In France, and in other countries, the electrical power available to the railway network varies depending on region. In general, there are regions provided with 25 kV AC power at 50 Hz, or 15 kV AC at 16.67 Hz, and regions provided with DC power at a voltage that is either 3 kV or else 1.5 kV.
To enable trains to travel equally well over all such regions, it is necessary to provide multicurrent locomotives, i.e. locomotives capable of taking power equally well from AC and from DC.
Multicurrent locomotives started to become genuinely successful with the use of converters based on gate turnoff (GTO) thyristors, as described in the article "Convertisseurs a GTO pour transports ferroviaires" [GTO converters for rail transport] by G. Wiegner, published in the journal ZEV, July 1989. That article shows that GTO thyristors have made it possible to develop so-called 1-quadrant, 2-quadrant, or 4-quadrant converters suitable for converting power supply current whether AC or DC into chopped current that is applied directly to the input of inverters that control the motors of the locomotive.
Thus, as explained in that article, the ICE machine of West German railways uses 4-quadrant power converters to supply AC, in which the midpoints of the two pairs of GTO thyristors are interconnected by the secondary winding of a transformer whose primary winding is connected to the AC power supply network.
Similarly, that article mentions series 252 bicurrent locomotives of Spanish railways (RENFE) using three 4-quadrant converters to supply AC, in which two of the converters are used as voltage-lowering choppers when running under a DC power supply at 3 kV.
Unfortunately, in that type of locomotive, each bogey includes two motors powered by a set of two or three converters and one or two inverters.
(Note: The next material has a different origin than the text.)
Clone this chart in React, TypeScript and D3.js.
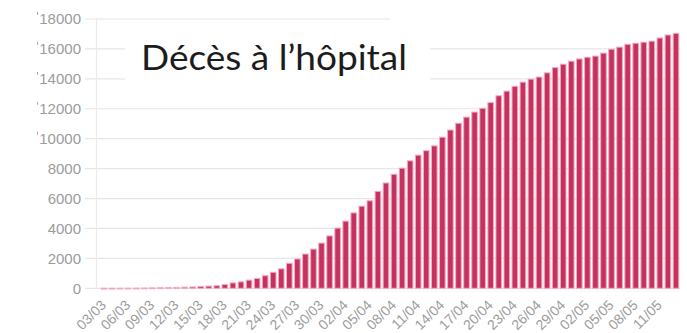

The converters and the inverters of a single bogey have points in common (filter capacitors, GTO control, etc.) such that any failure causes tractive effort to be lost from both motors in the same bogey (where the most common failure of a converter is short circuiting between its three outputs). For a locomotive fitted with four motors, a failure thus leads to 50% of the effort being lost. When the locomotive is heavily loaded, it thus becomes incapable of finishing off the service. This disturbs the timetable for the train concerned and also disturbs other trains.